The Dine-In Donut Shop Experience: Why Eating Fresh Beats Takeout

The Dine-In Donut Shop Experience: Why Eating Fresh Beats Takeout

There is a quiet magic to pulling up a chair at a neighborhood donut shop, coffee in hand, and biting into a glazed ring that left the fryer minutes ago. While takeout boxes and delivery apps dominate the way many of us grab pastries, dining in remains the purest way to experience a donut at its peak. In the Dallas-Fort Worth area, where independent donut shops outnumber chains, the dine-in counter is still where the best version of the donut lives.

Why Freshness Matters More Than You Think

A donut is a study in contrasts: a crackling glaze over a tender, airy interior, or a crisp fried shell around a pillowy center. Those textures are at their absolute best within the first hour after frying. A yeast-raised donut relies on a delicate web of gluten and trapped air, and as it sits, that structure slowly stales and the glaze softens or dries depending on humidity. Eating in lets you skip the cardboard box entirely, where steam collects and turns a crisp exterior soft.

Cake donuts and old-fashioned styles hold up slightly better over time because of their denser crumb, but even they shine brightest fresh. When you dine in, you are tasting the baker’s intent exactly as it was meant to be served, before transport and time have a chance to dull the edges.

The Ritual of Coffee and Donuts

Dining in unlocks the classic pairing that takeout often rushes past: a hot cup of coffee alongside your pastry. The bitterness and acidity of coffee cut through the sugar and fat of a donut, resetting your palate between bites and keeping the sweetness from becoming cloying. It is a balance that has anchored the donut shop tradition for generations.

  • Glazed and plain yeast donuts pair beautifully with a bright medium-roast drip coffee.
  • Chocolate and rich cake donuts stand up to a bold dark roast or espresso.
  • Fruit-filled or berry donuts sing next to a lighter, fruitier pour-over.
  • Cinnamon and spiced donuts find a natural match in a creamy latte or cup with milk.

What to Look for in a Great Dine-In Shop

Not every donut shop is built for lingering, and the best dine-in spots share a few telltale signs. A short, well-worn counter facing the kitchen is a gift, because it lets you watch fresh batches emerge and order at the moment of peak freshness. Clean tables, a steady stream of regulars, and staff who know their morning customers by name all point to a place that takes the in-store experience seriously.

Pay attention to turnover, too. A shop that sells through its inventory quickly is constantly frying new donuts, which means what you order is more likely to be warm and recently made. Display cases that are frequently restocked rather than fully stacked at dawn and left untouched are a good indicator of quality.

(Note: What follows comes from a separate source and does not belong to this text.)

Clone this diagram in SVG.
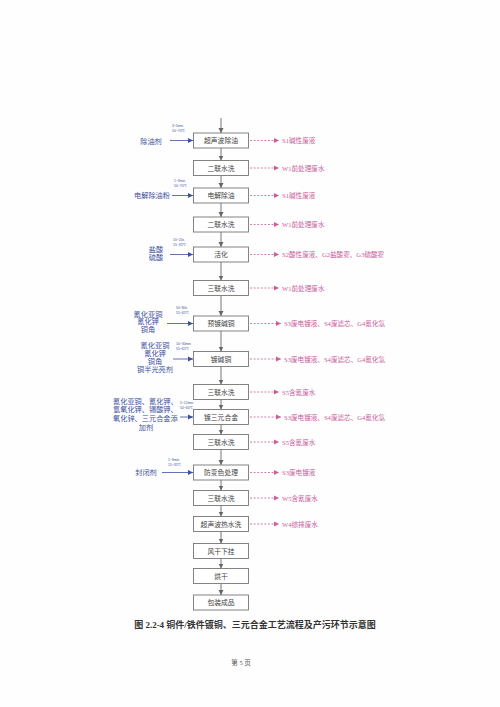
<svg xmlns="http://www.w3.org/2000/svg" width="500" height="707" viewBox="0 0 500 707">
<defs>
<marker id="ag" markerWidth="6" markerHeight="6" refX="5" refY="3" orient="auto" markerUnits="userSpaceOnUse"><path d="M0,0.5 L5,3 L0,5.5 Z" fill="#666"/></marker>
<marker id="ab" markerWidth="6" markerHeight="6" refX="5" refY="3" orient="auto" markerUnits="userSpaceOnUse"><path d="M0,0.5 L5,3 L0,5.5 Z" fill="#3d4f9e"/></marker>
<marker id="ap" markerWidth="6" markerHeight="6" refX="5" refY="3" orient="auto" markerUnits="userSpaceOnUse"><path d="M0,0.5 L5,3 L0,5.5 Z" fill="#c8609a"/></marker>
</defs>
<style>
.box{fill:#fff;stroke:#777;stroke-width:0.9}
.bt{font-family:"Liberation Serif","Noto Sans CJK SC",serif;font-size:6.8px;fill:#444;text-anchor:middle}
.rt{font-family:"Liberation Serif","Noto Sans CJK SC",serif;font-size:6.6px;fill:#c8609a}
.lt{font-family:"Liberation Serif","Noto Sans CJK SC",serif;font-size:7.2px;fill:#3d4f9e}
.ct{font-family:"Liberation Sans","Noto Sans CJK SC",sans-serif;font-size:3.4px;fill:#3d4f9e}
.v{stroke:#666;stroke-width:0.9;fill:none;marker-end:url(#ag)}
.d{stroke:#c8609a;stroke-width:0.8;stroke-dasharray:2,1.6;fill:none;marker-end:url(#ap)}
.l{stroke:#3d4f9e;stroke-width:0.8;fill:none;marker-end:url(#ab)}
</style>
<rect width="500" height="707" fill="#fefefe"/>

<g id="connectors">
<line class="v" x1="221" y1="118" x2="221" y2="133"/>
<line class="v" x1="221" y1="148" x2="221" y2="160.5"/>
<line class="v" x1="221" y1="175.5" x2="221" y2="188"/>
<line class="v" x1="221" y1="203" x2="221" y2="217"/>
<line class="v" x1="221" y1="232" x2="221" y2="247"/>
<line class="v" x1="221" y1="262" x2="221" y2="280.5"/>
<line class="v" x1="221" y1="295.5" x2="221" y2="316"/>
<line class="v" x1="221" y1="331" x2="221" y2="351.5"/>
<line class="v" x1="221" y1="366.5" x2="221" y2="384.5"/>
<line class="v" x1="221" y1="399.5" x2="221" y2="409.5"/>
<line class="v" x1="221" y1="424.5" x2="221" y2="434.5"/>
<line class="v" x1="221" y1="449.5" x2="221" y2="465"/>
<line class="v" x1="221" y1="480" x2="221" y2="490.5"/>
<line class="v" x1="221" y1="505.5" x2="221" y2="516.5"/>
<line class="v" x1="221" y1="531.5" x2="221" y2="543.5"/>
<line class="v" x1="221" y1="558.5" x2="221" y2="568.5"/>
<line class="v" x1="221" y1="583.5" x2="221" y2="595"/>

<line class="d" x1="250" y1="140.5" x2="279" y2="140.5"/>
<line class="d" x1="250" y1="168" x2="279" y2="168"/>
<line class="d" x1="250" y1="195.5" x2="279" y2="195.5"/>
<line class="d" x1="250" y1="224.5" x2="279" y2="224.5"/>
<line class="d" x1="250" y1="254.5" x2="279" y2="254.5"/>
<line class="d" x1="250" y1="288" x2="279" y2="288"/>
<line class="d" x1="250" y1="323.5" x2="281" y2="323.5"/>
<line class="d" x1="250" y1="359" x2="281" y2="359"/>
<line class="d" x1="250" y1="392" x2="279" y2="392"/>
<line class="d" x1="250" y1="417" x2="281" y2="417"/>
<line class="d" x1="250" y1="442" x2="279" y2="442"/>
<line class="d" x1="250" y1="472.5" x2="279" y2="472.5"/>
<line class="d" x1="250" y1="498" x2="279" y2="498"/>
<line class="d" x1="250" y1="524" x2="279" y2="524"/>

<line class="l" x1="170" y1="140.5" x2="193" y2="140.5"/>
<line class="l" x1="172" y1="195.5" x2="193" y2="195.5"/>
<line class="l" x1="170" y1="254.5" x2="193" y2="254.5"/>
<line class="l" x1="167" y1="323.5" x2="193" y2="323.5"/>
<line class="l" x1="173" y1="359" x2="193" y2="359"/>
<line class="l" x1="180" y1="417" x2="193" y2="417"/>
<line class="l" x1="162" y1="472.5" x2="193" y2="472.5"/>
</g>

<g id="n1"><rect class="box" x="193.5" y="133" width="55" height="15"/><text class="bt" x="221" y="143">超声波除油</text></g>
<g id="n2"><rect class="box" x="193.5" y="160.5" width="55" height="15"/><text class="bt" x="221" y="170.5">二联水洗</text></g>
<g id="n3"><rect class="box" x="193.5" y="188" width="55" height="15"/><text class="bt" x="221" y="198">电解除油</text></g>
<g id="n4"><rect class="box" x="193.5" y="217" width="55" height="15"/><text class="bt" x="221" y="227">二联水洗</text></g>
<g id="n5"><rect class="box" x="193.5" y="247" width="55" height="15"/><text class="bt" x="221" y="257">活化</text></g>
<g id="n6"><rect class="box" x="193.5" y="280.5" width="55" height="15"/><text class="bt" x="221" y="290.5">三联水洗</text></g>
<g id="n7"><rect class="box" x="193.5" y="316" width="55" height="15"/><text class="bt" x="221" y="326">预镀碱铜</text></g>
<g id="n8"><rect class="box" x="193.5" y="351.5" width="55" height="15"/><text class="bt" x="221" y="361.5">镀碱铜</text></g>
<g id="n9"><rect class="box" x="193.5" y="384.5" width="55" height="15"/><text class="bt" x="221" y="394.5">三联水洗</text></g>
<g id="n10"><rect class="box" x="193.5" y="409.5" width="55" height="15"/><text class="bt" x="221" y="419.5">镀三元合金</text></g>
<g id="n11"><rect class="box" x="193.5" y="434.5" width="55" height="15"/><text class="bt" x="221" y="444.5">三联水洗</text></g>
<g id="n12"><rect class="box" x="193.5" y="465" width="55" height="15"/><text class="bt" x="221" y="475">防变色处理</text></g>
<g id="n13"><rect class="box" x="193.5" y="490.5" width="55" height="15"/><text class="bt" x="221" y="500.5">三联水洗</text></g>
<g id="n14"><rect class="box" x="193.5" y="516.5" width="55" height="15"/><text class="bt" x="221" y="526.5">超声波热水洗</text></g>
<g id="n15"><rect class="box" x="193.5" y="543.5" width="55" height="15"/><text class="bt" x="221" y="553.5">风干下挂</text></g>
<g id="n16"><rect class="box" x="193.5" y="568.5" width="55" height="15"/><text class="bt" x="221" y="578.5">烘干</text></g>
<g id="n17"><rect class="box" x="193.5" y="595" width="55" height="15"/><text class="bt" x="221" y="605">包装成品</text></g>

<g id="outputs">
<text class="rt" x="282" y="143">S1碱性废液</text>
<text class="rt" x="282" y="170.5">W1前处理废水</text>
<text class="rt" x="282" y="198">S1碱性废液</text>
<text class="rt" x="282" y="227">W1前处理废水</text>
<text class="rt" x="282" y="257">S2酸性废液、G2盐酸雾、G3硫酸雾</text>
<text class="rt" x="282" y="290.5">W1前处理废水</text>
<text class="rt" x="284" y="326">S3废电镀液、S4废滤芯、G4氰化氢</text>
<text class="rt" x="284" y="361.5">S3废电镀液、S4废滤芯、G4氰化氢</text>
<text class="rt" x="282" y="394.5">S5含氰废水</text>
<text class="rt" x="284" y="419.5">S3废电镀液、S4废滤芯、G4氰化氢</text>
<text class="rt" x="282" y="444.5">S5含氰废水</text>
<text class="rt" x="282" y="475">S3废电镀液</text>
<text class="rt" x="282" y="500.5">W5含氰废水</text>
<text class="rt" x="282" y="526.5">W4综排废水</text>
</g>

<g id="inputs">
<text class="lt" x="151" y="143.5" text-anchor="middle">除油剂</text>
<text class="ct" x="172" y="127">3~5min</text><text class="ct" x="172" y="132">50~70℃</text>
<text class="lt" x="152" y="198" text-anchor="middle">电解除油粉</text>
<text class="ct" x="174" y="182">1~3min</text><text class="ct" x="174" y="187">50~70℃</text>
<text class="lt" x="156" y="251.5" text-anchor="middle">盐酸</text>
<text class="lt" x="156" y="259.5" text-anchor="middle">硫酸</text>
<text class="ct" x="173" y="241">10~20s</text><text class="ct" x="173" y="246">15~35℃</text>
<text class="lt" x="148" y="316.5" text-anchor="middle">氰化亚铜</text>
<text class="lt" x="148" y="324" text-anchor="middle">氰化钾</text>
<text class="lt" x="148" y="331.5" text-anchor="middle">铜角</text>
<text class="ct" x="176" y="309">50~80s</text><text class="ct" x="176" y="314">55~65℃</text>
<text class="lt" x="155" y="347.5" text-anchor="middle">氰化亚铜</text>
<text class="lt" x="155" y="355.5" text-anchor="middle">氰化钾</text>
<text class="lt" x="155" y="363.5" text-anchor="middle">铜角</text>
<text class="lt" x="155" y="371.5" text-anchor="middle">铜半光亮剂</text>
<text class="ct" x="176" y="345">10~30min</text><text class="ct" x="176" y="350">55~65℃</text>
<text class="lt" x="113" y="403.5">氰化亚铜、氰化钾、</text>
<text class="lt" x="113" y="412">氢氧化钾、锡酸钾、</text>
<text class="lt" x="113" y="420.5">氧化锌、三元合金添</text>
<text class="lt" x="146" y="430" text-anchor="middle">加剂</text>
<text class="ct" x="180" y="403.5">5~12min</text><text class="ct" x="180" y="408.5">50~60℃</text>
<text class="lt" x="146" y="475" text-anchor="middle">封闭剂</text>
<text class="ct" x="168" y="461">1~3min</text><text class="ct" x="168" y="466">15~35℃</text>
</g>

<text x="255" y="628" text-anchor="middle" font-family="'Liberation Serif','Noto Sans CJK SC',serif" font-size="9" font-weight="bold" fill="#333">图 2.2-4 铜件/铁件镀铜、三元合金工艺流程及产污环节示意图</text>
<text x="241" y="665" text-anchor="middle" font-family="'Liberation Serif','Noto Sans CJK SC',serif" font-size="6.5" fill="#555">第 5 页</text>
</svg>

Making the Most of Your Visit

To get the most out of dining in, timing is everything. Early morning, when shops fire up their fryers, is when you will find the widest selection and the warmest product. Ask the counter staff what came out most recently; many are happy to point you toward the freshest tray. If you are exploring a new spot, order a single plain glazed first, as it is the truest test of a shop’s fundamentals before you branch into elaborate flavors.

Dining in also invites a slower, more deliberate way of eating. Rather than wolfing down a donut at a red light, you can notice the snap of the glaze, the warmth still radiating from the center, and the subtle wheatiness of a well-proofed dough. These details are easy to miss on the go.

A Local Tradition Worth Preserving

Across Texas, the small family-run donut shop has long doubled as a community gathering place, where early-shift workers, students, and retirees share the same handful of tables. Choosing to dine in supports that culture and keeps these independent shops humming. It is a small act, but it sustains the kind of neighborhood institution that no app can replicate.

The next time you have ten minutes to spare, skip the drive-through window and step inside. A fresh donut eaten at the counter, paired with a good cup of coffee and a little unhurried attention, is one of the simplest and most reliable pleasures a donut shop has to offer.